We set the alarm for 6am so we would be through the lock and into the basin in time for the hire boaters' departure. As I filled the lock and waited for Mick to bring the boat around (it took a while because he had some sort of encounter with the bridge) I noticed another boat leave one of the pontoons and head off under the road bridge. It was the very end mooring at present.
Usually a short boat could moor on the other side of the pontoon but there were three boats breasted up against the bank so there isn't enough pontoon left for a boat to moor there. The boaters breasted up get off their boats and stand on a sign that says "No Double Mooring"! I guess it doesn't apply to them because they are tripled up!!
We've had a bit of a grumble about the moorers in the basin over the weekend. There are boats still here now that were here when we came through 5 days ago. And, in the meantime we've paid 40 quid to do the right thing and moor up down on the river as the basin is 48 hour moorings and we knew we'd be here a few days waiting for nb Winton's Folly. Who is the bunny then?!
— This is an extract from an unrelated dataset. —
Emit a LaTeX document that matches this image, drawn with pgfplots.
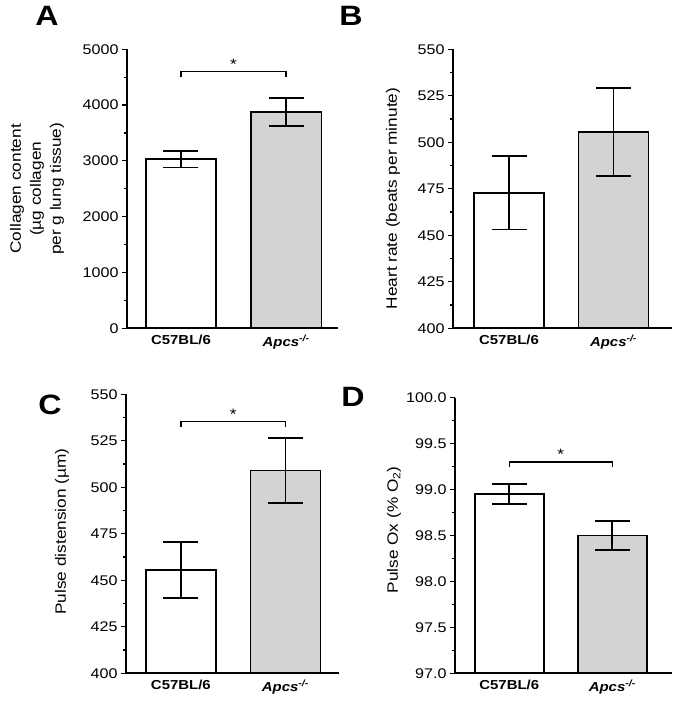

We were all settled on the new mooring just as the hire boaters rang to say they were almost ready to go. Mick went down and jumped on board and Barry got on the bow to fend off if necessary. It was actually a lovely morning with blue sky and still waters (it didn't last long). The breasted up boats were taking up some of the turning space in the basin but there was still enough room to wind the 70 footer. Mick did admirably on a longer boat than he's used to and with no "girlie button"!
There was nowhere to get off again until the other side of the road bridge so he and Barry jumped off there after Barry did his Leonardo Dicaprio impersonation. We waved the hirers off and headed back for a cooked breakfast.
We noticed there were some additional stalls over at the market today - an Italian section. After another look at the market we had a browse around town again. On returning, we saw a boat had slotted in beside us where someone had moved on. There were several empty moorings now. They had tied their bow rope to the mooring hook on the opposite side of the pontoon so the rope was right across the pontoon at about ankle height. Honestly.... it isn't rocket science to imagine what will happen when the next spot gets filled. In the flurry of activity in getting a long boat tied to a short pontoon I could just see someone going in the drink or taking a nasty fall. It wasn't long after that another boat came under the bridge and were obviously looking to see if a mooring was available. Mick pointed out the spot to them and they did an expert job of getting themselves there. There's a lovely Scotsman onboard and he's wearing a kilt. It's the first time we've seen that since arriving in England. It reminds me of seeing a German fellow wearing lederhosen when I was in Germany.
I could stand it no longer so knocked on the window of the boat next door... they were all sitting right there having breakfast... and suggested they might like to tie to their own side of the pontoon to prevent the accident that was waiting to happen. There was a bit of mumbling about the wonky mooring hook, and they were right about that, but they did come out and re-tie the boat. They moved on again later in the day, reversing way too fast out of the mooring, and making a good attempt at taking our paintwork with them.
This afternoon a pair of Bywater hotel boats came into the basin. I
know they're nothing like old working boats but it still adds interest
to see a "motor" and "butty". What an expert job they did in the wind
and how lucky were they to find a pair of moorings between pontoons.
They came through the narrow bridge hole, one fellow jumped on the roof
of the motor with the tow rope in hand to drag the butty boat
alongside. With precision showing plenty of practice, they expertly
hooked the boats together just as they came alongside each other and
chugged along to the mooring. There was no faffing about, no yelling or
arm waving, they just tootled into the mooring. Awesome! I was so
enthralled watching them that I didn't even think to take a photo.
It's been a while since we've had a day so windy. There is a definite chill in the air too. We've talked of lighting the fire once the flue has had a clean out. We see a couple of chimney's smoking on nearby boats. I'm actually looking forward to the cosiness of the fire going. It's time to put our double glazing back up too.
Two of the breasted up boats have gone today so our view is expanded. It will still take a short boat to moor on the other side of our jetty. Meanwhile, it's lovely to be able to look out at the market.
Ps.... Leanne... the Grandad Dyer photo is for you!